Pour l'Afrique, ces monuments symboliques sont "comme la tour Eiffel en France ou les pyramides d'Egypte", assure Mayombo Kassongo, représentant légal des victimes.

Sites en danger

L'accusé "n'est pas un décideur, il est le chef des exécutants", a expliqué l'avocat de la défense, Jean-Louis Gilissen. "C'est un homme qui voulait construire quelque chose de mieux, poursuivi aujourd'hui pour avoir détruit."

La défense a dressé le parcours de ce fils de marabout, qui vécut pendant 11 ans à Tombouctou avant l'arrivée des groupes armés: un "homme généreux avec un caractère extrêmement soucieux d'autrui", membre du comité de réconciliation entre les différentes communautés musulmanes, fondateur d'ONG et facilitateur de liens entre les Touaregs.

"Pendant un peu plus de trois mois, il a dérapé. C'est un homme qui, à un moment donné, s'est trompé. Il a voulu donner des conseils pour appliquer la charia", a déclaré M. Gilissen: "c'est une erreur terrible".

Enseignant puis directeur d'école, M. Mahdi était un grand spécialiste de la religion d'Ansar Dine, un des groupes jihadistes liés à Al-Qaïda ayant contrôlé le nord du Mali pendant dix mois en 2012 jusqu'à une intervention militaire internationale déclenchée par la France.

C'est lui qui a planifié l'opération de destruction des monuments menée du nord au sud de la ville, qui a fourni outils et nourriture, qui a décidé d'utiliser un bulldozer pour raser les deux derniers mausolées et qui a justifié ces attaques, d'après l'accusation qui estime qu'"il a eu un impact essentiel en confortant les attaquants dans leur action".

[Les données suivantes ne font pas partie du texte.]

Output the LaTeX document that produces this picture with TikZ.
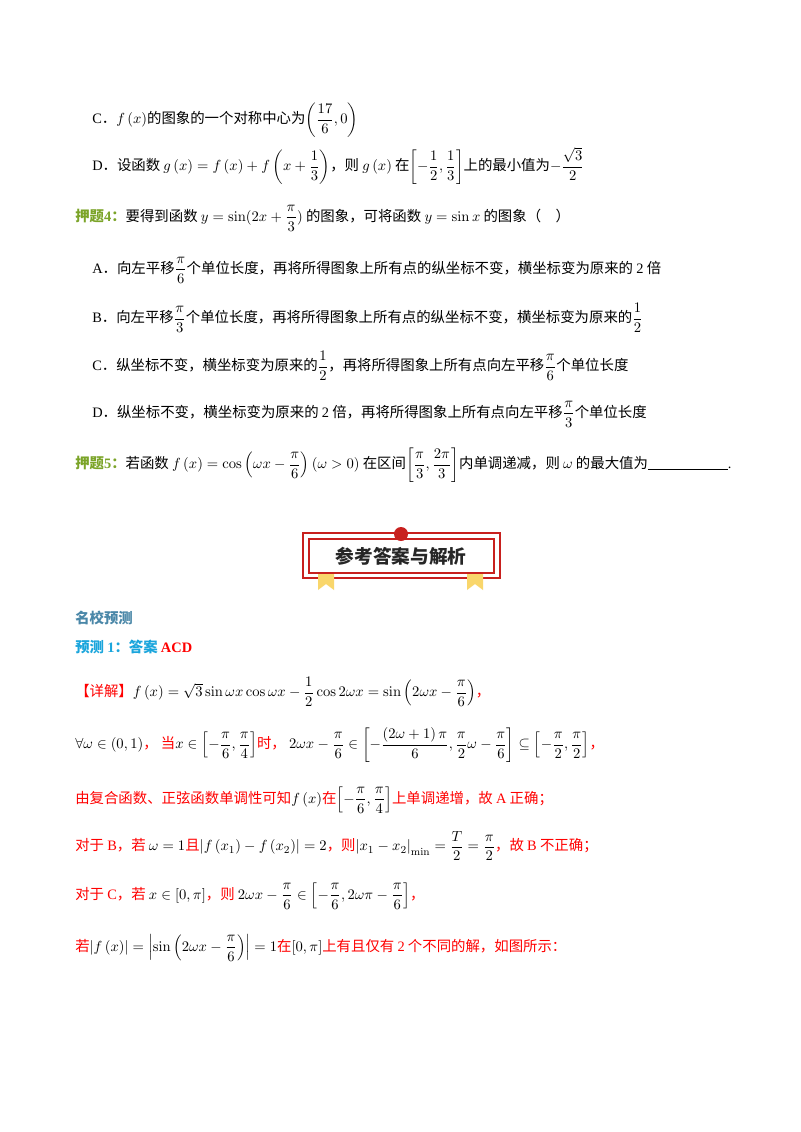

Exprimant ses remords et ses regrets, cet intellectuel, transféré à la CPI par le Niger en 2015, a adressé lundi "un message à tous les musulmans du monde entier, qu'ils résistent à ce genre d'actions dont les conséquences n'ont pas de limites et pas de bénéfices".

Mais aujourd'hui, alors que la liste des sites en danger ne cesse de s'allonger, d'autres poursuites ne seront pas évidentes. Ni l'Irak, ni la Syrie, où des sites sont régulièrement pris pour cible, n'ont signé le Statut de Rome, fondateur de la CPI : sans décision de l'ONU, aucune enquête n'est possible.